Yesterday I got the results from the CT-scan I had a month ago. I had asked the oncologist to wait until January to tell me the results because I didn't want the holiday spoiled. In 2008, I spent New Year's Eve in the hospital cancer ward, getting my first chemo treatment over to the next day as it took 13 hours. I really didn't want to even think about that over Christmas.
This Christmas wasn't too cool, either, because the house is a mess, all the living room furniture is in the dining room and stashed in inconvenient places. I have to sleep either on the sofa bed where the springs stick into my body or the futon which is hard as a rock. Needless to say, I don't get much sleep and what I do get is painful.
But it's okay. I can live with that.
But this time of year, thinking of the chemo and how awful it was and losing my hair and being unable to get around...not fun. And perhaps some of the reason why I couldn't sleep was because I was remembering how close I was to dying and how utterly inconvenient that would be.
And how it would feel to leave my sweet husband and daughters and my whole family...everybody. To be a nothing.
To be dead.
Well, anyway, the results weren't bad at all. No cancer...not at this time. It has been seven years of worrying about it returning and that won't stop, but for a little while, I'll not think about it too hard.
There are other things wrong--the sugar, the lack of sleep, the lack of breathing when I sleep, some kind of emphysema in my lungs, diverticulosis, spinal degeneration, being overweight...and the beloved gallstones.
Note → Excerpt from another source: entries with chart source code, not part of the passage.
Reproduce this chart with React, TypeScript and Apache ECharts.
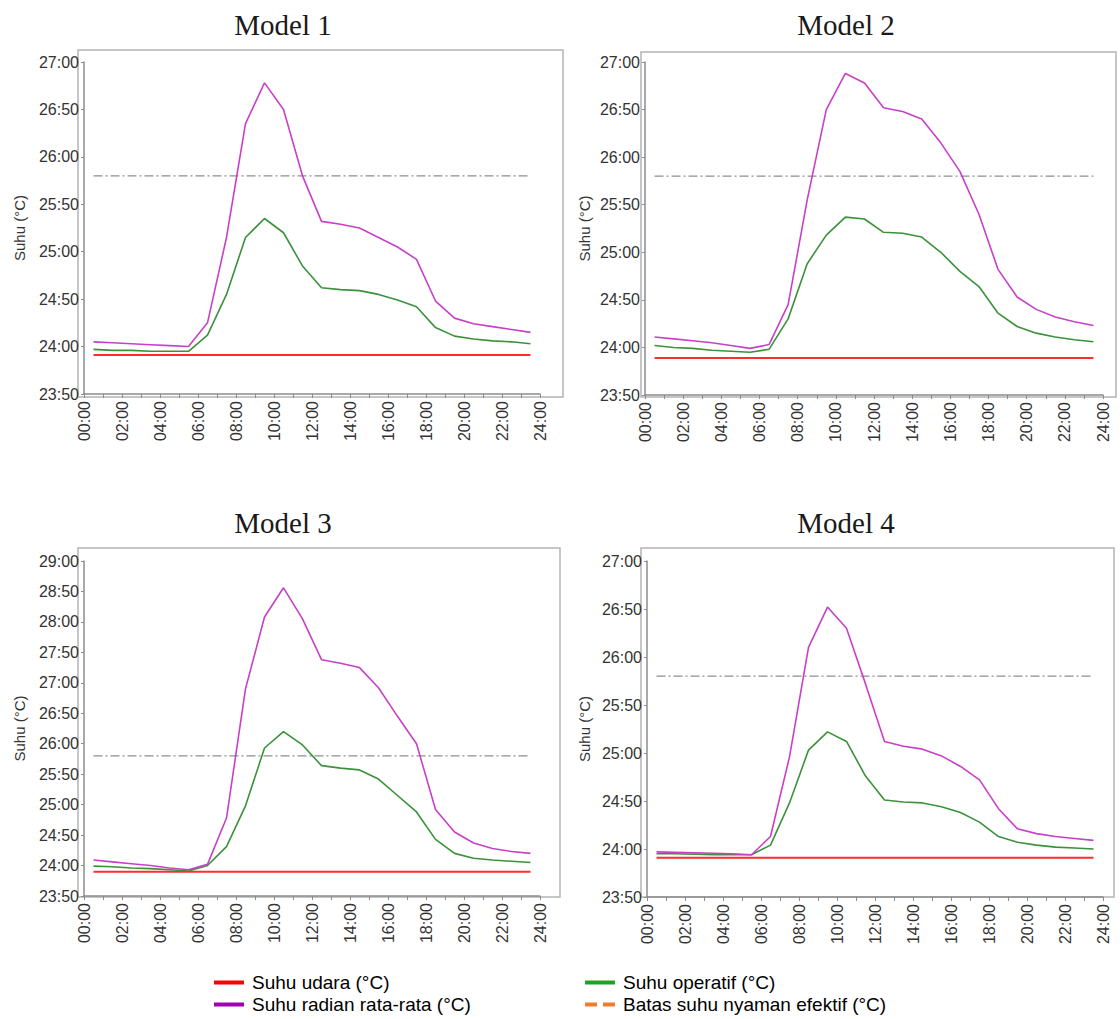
import React, { useEffect, useRef } from "react";
import * as echarts from "echarts";

// Hours (mid-hour sample points)
const HOURS = [0.5, 1.5, 2.5, 3.5, 4.5, 5.5, 6.5, 7.5, 8.5, 9.5, 10.5, 11.5, 12.5, 13.5, 14.5, 15.5, 16.5, 17.5, 18.5, 19.5, 20.5, 21.5, 22.5, 23.5];

const MODEL_TITLES = ["Model 1", "Model 2", "Model 3", "Model 4"];
const SERIES_NAMES = ["Suhu udara (°C)", "Suhu radian rata-rata (°C)", "Suhu operatif (°C)", "Batas suhu nyaman efektif (°C)"];

// Model 1
const AIR_M1 = [23.91, 23.91, 23.91, 23.91, 23.91, 23.91, 23.91, 23.91, 23.91, 23.91, 23.91, 23.91, 23.91, 23.91, 23.91, 23.91, 23.91, 23.91, 23.91, 23.91, 23.91, 23.91, 23.91, 23.91];
const MRT_M1 = [24.05, 24.04, 24.03, 24.02, 24.01, 24.0, 24.25, 25.15, 26.35, 26.78, 26.5, 25.8, 25.32, 25.29, 25.25, 25.15, 25.05, 24.92, 24.48, 24.3, 24.24, 24.21, 24.18, 24.15];
const OPR_M1 = [23.97, 23.96, 23.96, 23.95, 23.95, 23.95, 24.12, 24.55, 25.15, 25.35, 25.2, 24.85, 24.62, 24.6, 24.59, 24.55, 24.49, 24.42, 24.2, 24.11, 24.08, 24.06, 24.05, 24.03];

// Model 2
const AIR_M2 = [23.89, 23.89, 23.89, 23.89, 23.89, 23.89, 23.89, 23.89, 23.89, 23.89, 23.89, 23.89, 23.89, 23.89, 23.89, 23.89, 23.89, 23.89, 23.89, 23.89, 23.89, 23.89, 23.89, 23.89];
const MRT_M2 = [24.11, 24.09, 24.07, 24.05, 24.02, 23.99, 24.03, 24.45, 25.55, 26.5, 26.88, 26.78, 26.52, 26.48, 26.4, 26.15, 25.85, 25.4, 24.82, 24.53, 24.4, 24.32, 24.27, 24.23];
const OPR_M2 = [24.02, 24.0, 23.99, 23.97, 23.96, 23.95, 23.98, 24.3, 24.88, 25.18, 25.37, 25.35, 25.21, 25.2, 25.16, 25.0, 24.8, 24.64, 24.36, 24.22, 24.15, 24.11, 24.08, 24.06];

// Model 3
const AIR_M3 = [23.9, 23.9, 23.9, 23.9, 23.9, 23.9, 23.9, 23.9, 23.9, 23.9, 23.9, 23.9, 23.9, 23.9, 23.9, 23.9, 23.9, 23.9, 23.9, 23.9, 23.9, 23.9, 23.9, 23.9];
const MRT_M3 = [24.09, 24.06, 24.03, 24.0, 23.96, 23.93, 24.02, 24.78, 26.9, 28.08, 28.56, 28.05, 27.38, 27.32, 27.25, 26.92, 26.45, 26.0, 24.92, 24.55, 24.37, 24.28, 24.23, 24.2];
const OPR_M3 = [23.99, 23.98, 23.96, 23.95, 23.93, 23.91, 24.0, 24.31, 24.98, 25.93, 26.2, 25.98, 25.64, 25.6, 25.57, 25.42, 25.15, 24.88, 24.43, 24.2, 24.12, 24.09, 24.07, 24.05];

// Model 4
const AIR_M4 = [23.91, 23.91, 23.91, 23.91, 23.91, 23.91, 23.91, 23.91, 23.91, 23.91, 23.91, 23.91, 23.91, 23.91, 23.91, 23.91, 23.91, 23.91, 23.91, 23.91, 23.91, 23.91, 23.91, 23.91];
const MRT_M4 = [23.97, 23.965, 23.96, 23.955, 23.95, 23.94, 24.13, 24.96, 26.1, 26.52, 26.3, 25.72, 25.12, 25.07, 25.04, 24.97, 24.86, 24.72, 24.42, 24.21, 24.16, 24.13, 24.11, 24.09];
const OPR_M4 = [23.95, 23.95, 23.945, 23.94, 23.94, 23.94, 24.04, 24.48, 25.03, 25.22, 25.12, 24.76, 24.51, 24.49, 24.48, 24.44, 24.38, 24.28, 24.13, 24.07, 24.04, 24.02, 24.01, 24.0];

// Threshold (comfort limit)
const THRESHOLD_X = [0.5, 23.5];
const THRESHOLD_Y = [25.8, 25.8];

const AIR = [AIR_M1, AIR_M2, AIR_M3, AIR_M4];
const MRT = [MRT_M1, MRT_M2, MRT_M3, MRT_M4];
const OPR = [OPR_M1, OPR_M2, OPR_M3, OPR_M4];
const Y_MIN = [23.5, 23.5, 23.5, 23.5];
const Y_MAX = [27, 27, 29, 27];
const Y_INTERVAL = 0.5;
const X_MIN = 0;
const X_MAX = 24;
const X_INTERVAL = 2;

const GRIDS = [
  { left: 84, top: 62, width: 456, height: 332 },
  { left: 645, top: 62, width: 458, height: 333 },
  { left: 84, top: 561, width: 456, height: 335 },
  { left: 647, top: 561, width: 456, height: 336 },
];
const FRAMES = [
  { x: 78, y: 50, w: 485, h: 347 },
  { x: 641, y: 52, w: 475, h: 345 },
  { x: 78, y: 548, w: 482, h: 349 },
  { x: 641, y: 548, w: 473, h: 349 },
];
const TITLE_POS = [
  { x: 283, y: 25 },
  { x: 846, y: 25 },
  { x: 283, y: 523 },
  { x: 846, y: 523 },
];
const NAME_GAPS = [57, 53, 57, 55];

const COLORS = {
  air: "#ff2d2d",
  mrt: "#c840c8",
  opr: "#3a923a",
  thr: "#8f8f8f",
};
const LEGEND_COLORS = ["#ff0000", "#a000b0", "#22a022", "#ed7d31"];

const SANS = "Liberation Sans, Arial, sans-serif";

function pairs(xs: number[], ys: number[]) {
  return xs.map((x, i) => [x, ys[i]]);
}

export default function App() {
  const ref = useRef<HTMLDivElement>(null);

  useEffect(() => {
    if (!ref.current) return;
    const chart = echarts.init(ref.current, undefined, { renderer: "svg" });

    const xAxis: any[] = [];
    const yAxis: any[] = [];
    const series: any[] = [];
    const graphic: any[] = [];

    for (let i = 0; i < 4; i++) {
      graphic.push({
        type: "rect",
        silent: true,
        z: -1,
        shape: { x: FRAMES[i].x, y: FRAMES[i].y, width: FRAMES[i].w, height: FRAMES[i].h },
        style: { fill: "none", stroke: "#b4b4b4", lineWidth: 1.5 },
      });
      graphic.push({
        type: "text",
        silent: true,
        x: TITLE_POS[i].x,
        y: TITLE_POS[i].y,
        style: {
          text: MODEL_TITLES[i],
          fill: "#1a1a1a",
          font: "29px 'Liberation Serif', 'Times New Roman', serif",
          textAlign: "center",
          textVerticalAlign: "middle",
        },
      });

      xAxis.push({
        type: "value",
        gridIndex: i,
        min: X_MIN,
        max: X_MAX,
        interval: X_INTERVAL,
        axisLine: { show: true, lineStyle: { color: "#8c8c8c", width: 1.5 } },
        axisTick: { show: true, inside: false, length: 4, lineStyle: { color: "#8c8c8c" } },
        minorTick: { show: true, splitNumber: 2, length: 4, lineStyle: { color: "#8c8c8c" } },
        splitLine: { show: false },
        axisLabel: {
          rotate: 90,
          margin: 7,
          color: "#333",
          fontSize: 16,
          fontFamily: SANS,
          formatter: (v: number) => String(v).padStart(2, "0") + ":00",
        },
      });
      yAxis.push({
        type: "value",
        gridIndex: i,
        min: Y_MIN[i],
        max: Y_MAX[i],
        interval: Y_INTERVAL,
        name: "Suhu (°C)",
        nameLocation: "middle",
        nameGap: NAME_GAPS[i],
        nameTextStyle: { color: "#333", fontSize: 15, fontFamily: SANS },
        axisLine: { show: true, lineStyle: { color: "#8c8c8c", width: 1.5 } },
        axisTick: { show: true, length: 3, lineStyle: { color: "#8c8c8c" } },
        splitLine: { show: false },
        axisLabel: {
          margin: 5,
          color: "#333",
          fontSize: 16,
          fontFamily: SANS,
          formatter: (v: number) => v.toFixed(2).replace(".", ":"),
        },
      });

      const common = { xAxisIndex: i, yAxisIndex: i, type: "line", symbol: "none", showSymbol: false };
      series.push({
        ...common,
        name: SERIES_NAMES[3],
        data: pairs(THRESHOLD_X, THRESHOLD_Y),
        lineStyle: { color: COLORS.thr, width: 1.3, type: [9, 3, 2, 3] },
        itemStyle: { color: COLORS.thr },
        z: 1,
      });
      series.push({
        ...common,
        name: SERIES_NAMES[0],
        data: pairs(HOURS, AIR[i]),
        lineStyle: { color: COLORS.air, width: 2 },
        itemStyle: { color: COLORS.air },
        z: 2,
      });
      series.push({
        ...common,
        name: SERIES_NAMES[2],
        data: pairs(HOURS, OPR[i]),
        lineStyle: { color: COLORS.opr, width: 1.6 },
        itemStyle: { color: COLORS.opr },
        z: 3,
      });
      series.push({
        ...common,
        name: SERIES_NAMES[1],
        data: pairs(HOURS, MRT[i]),
        lineStyle: { color: COLORS.mrt, width: 1.6 },
        itemStyle: { color: COLORS.mrt },
        z: 4,
      });
    }

    const solidIcon = "rect";
    const dashIcon = "path://M0,0h12v4h-12z M18,0h12v4h-12z";
    const legendCommon = {
      orient: "vertical",
      top: 973,
      height: 46,
      padding: 0,
      itemWidth: 30,
      itemHeight: 4,
      itemGap: 3,
      selectedMode: false,
      textStyle: { color: "#000", fontSize: 19, fontFamily: SANS, padding: [0, 0, 0, 3] },
    };

    chart.setOption({
      animation: false,
      backgroundColor: "#ffffff",
      grid: GRIDS.map((g) => ({ ...g, containLabel: false })),
      xAxis,
      yAxis,
      series,
      graphic,
      legend: [
        {
          ...legendCommon,
          left: 214,
          data: [
            { name: SERIES_NAMES[0], icon: solidIcon, itemStyle: { color: LEGEND_COLORS[0] } },
            { name: SERIES_NAMES[1], icon: solidIcon, itemStyle: { color: LEGEND_COLORS[1] } },
          ],
        },
        {
          ...legendCommon,
          left: 585,
          data: [
            { name: SERIES_NAMES[2], icon: solidIcon, itemStyle: { color: LEGEND_COLORS[2] } },
            { name: SERIES_NAMES[3], icon: dashIcon, itemStyle: { color: LEGEND_COLORS[3] } },
          ],
        },
      ],
    });

    return () => chart.dispose();
  }, []);

  return (
    <div
      ref={ref}
      style={{ position: "absolute", left: 0, top: 0, width: 1120, height: 1019, background: "#fff" }}
    />
  );
}
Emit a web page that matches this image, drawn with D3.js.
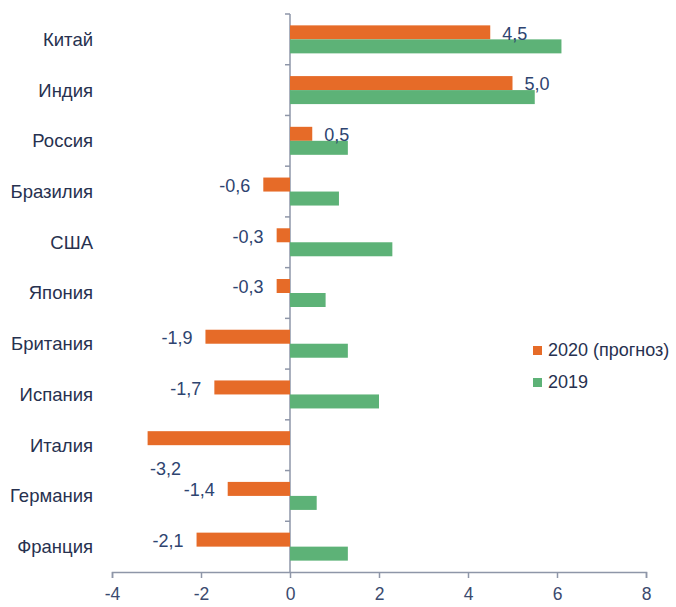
<!DOCTYPE html>
<html>
<head>
<meta charset="utf-8">
<script src="https://cdn.jsdelivr.net/npm/d3@7"></script>
<style>
  body { margin: 0; background: #fff; }
  text { font-family: "Liberation Sans", Arial, sans-serif; }
</style>
</head>
<body>
<svg></svg>
<script>
var countries = ["Китай", "Индия", "Россия", "Бразилия", "США", "Япония", "Британия", "Испания", "Италия", "Германия", "Франция"];
var forecast2020 = [4.5, 5.0, 0.5, -0.6, -0.3, -0.3, -1.9, -1.7, -3.2, -1.4, -2.1];
var actual2019 = [6.1, 5.5, 1.3, 1.1, 2.3, 0.8, 1.3, 2.0, 0, 0.6, 1.3];
var xTicks = [-4, -2, 0, 2, 4, 6, 8];
var seriesNames = ["2020 (прогноз)", "2019"];

var colors = ["#E66B28", "#5DB277"];
var textColor = "#27314F";
var labelColor = "#2E4470";
var axisColor = "#8E96A8";

const svgWidth = 676, svgHeight = 607;

var svg = d3.select("svg")
    .attr("width", svgWidth)
    .attr("height", svgHeight);

var x = d3.scaleLinear()
    .domain([-4, 8])
    .range([112, 646]);

var y = d3.scaleBand()
    .domain(countries)
    .range([14, 572]);

var barH = 14;

// bottom axis
var xAxis = d3.axisBottom(x)
    .tickValues(xTicks)
    .tickSize(6)
    .tickFormat(d => d);

var gx = svg.append("g")
    .attr("transform", "translate(0,572)")
    .call(xAxis);
gx.select(".domain").attr("stroke", axisColor).attr("stroke-width", 1.5);
gx.selectAll(".tick line").attr("stroke", axisColor).attr("stroke-width", 1.5);
gx.selectAll(".tick text")
    .attr("font-size", 17.5)
    .attr("fill", "#3A4A6E")
    .attr("y", 16);

// vertical zero axis with boundary ticks
var boundaries = d3.range(countries.length).map(i => y.range()[0] + i * y.step());
svg.append("line")
    .attr("x1", x(0)).attr("x2", x(0))
    .attr("y1", y.range()[0]).attr("y2", y.range()[1])
    .attr("stroke", axisColor).attr("stroke-width", 1.5);
svg.selectAll(".ytick")
    .data(boundaries)
    .enter()
    .append("line")
    .attr("class", "ytick")
    .attr("x1", x(0) - 5).attr("x2", x(0))
    .attr("y1", d => d).attr("y2", d => d)
    .attr("stroke", axisColor).attr("stroke-width", 1.5);

// category labels
svg.selectAll(".cat")
    .data(countries)
    .enter()
    .append("text")
    .attr("class", "cat")
    .attr("x", 93)
    .attr("y", d => y(d) + y.bandwidth() / 2)
    .attr("dy", "0.35em")
    .attr("text-anchor", "end")
    .attr("font-size", 18.5)
    .attr("fill", textColor)
    .text(d => d);

var data = countries.map((c, i) => ({ c: c, v20: forecast2020[i], v19: actual2019[i] }));
var minV = d3.min(forecast2020);

// 2020 bars
svg.selectAll(".b20")
    .data(data)
    .enter()
    .append("rect")
    .attr("class", "b20")
    .attr("x", d => x(Math.min(0, d.v20)))
    .attr("y", d => y(d.c) + y.bandwidth() / 2 - barH)
    .attr("width", d => Math.abs(x(d.v20) - x(0)))
    .attr("height", barH)
    .attr("fill", colors[0]);

// 2019 bars
svg.selectAll(".b19")
    .data(data.filter(d => d.v19 !== 0))
    .enter()
    .append("rect")
    .attr("class", "b19")
    .attr("x", d => x(Math.min(0, d.v19)))
    .attr("y", d => y(d.c) + y.bandwidth() / 2)
    .attr("width", d => Math.abs(x(d.v19) - x(0)))
    .attr("height", barH)
    .attr("fill", colors[1]);

// value labels for 2020
var fmt = v => v.toFixed(1).replace(".", ",");
svg.selectAll(".lab")
    .data(data)
    .enter()
    .append("text")
    .attr("class", "lab")
    .attr("x", d => {
        if (d.v20 === minV) return x(d.v20) + 18;
        return d.v20 >= 0 ? x(d.v20) + 12 : x(d.v20) - 13;
    })
    .attr("y", d => {
        var c = y(d.c) + y.bandwidth() / 2;
        if (d.v20 === minV) return c + 24;
        return c - 6;
    })
    .attr("dy", "0.35em")
    .attr("text-anchor", d => d.v20 === minV ? "middle" : (d.v20 >= 0 ? "start" : "end"))
    .attr("font-size", 18)
    .attr("fill", labelColor)
    .text(d => fmt(d.v20));

// legend
var legend = svg.selectAll(".leg")
    .data(seriesNames)
    .enter()
    .append("g")
    .attr("class", "leg")
    .attr("transform", (d, i) => "translate(533," + (350 + i * 32) + ")");
legend.append("rect")
    .attr("x", 0).attr("y", -4)
    .attr("width", 9).attr("height", 9)
    .attr("fill", (d, i) => colors[i]);
legend.append("text")
    .attr("x", 15).attr("y", 0)
    .attr("dy", "0.35em")
    .attr("font-size", 18)
    .attr("fill", textColor)
    .text(d => d);
</script>
</body>
</html>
It is enough to make me feel doomed, but not as badly or as desperately as it would be if the diagnosis had been for cancer. Strike three, you're out!
It just isn't something you can shake off. Like PTSD...you can't "get over it". Maybe you could actually call it PTSD, as I have fought two battles and come out alive. There are so many people, some little kids, who haven't made it. And I wonder...why me? What have I done to deserve to live when so many others, so many nice people, honest and religious and happy and parents and little kids, perished in such an ugly way?
Maybe I have something else to do, something that only I can do to contribute to the greater good.
If you believe in fairies, clap your hands and Tinkerbell will live.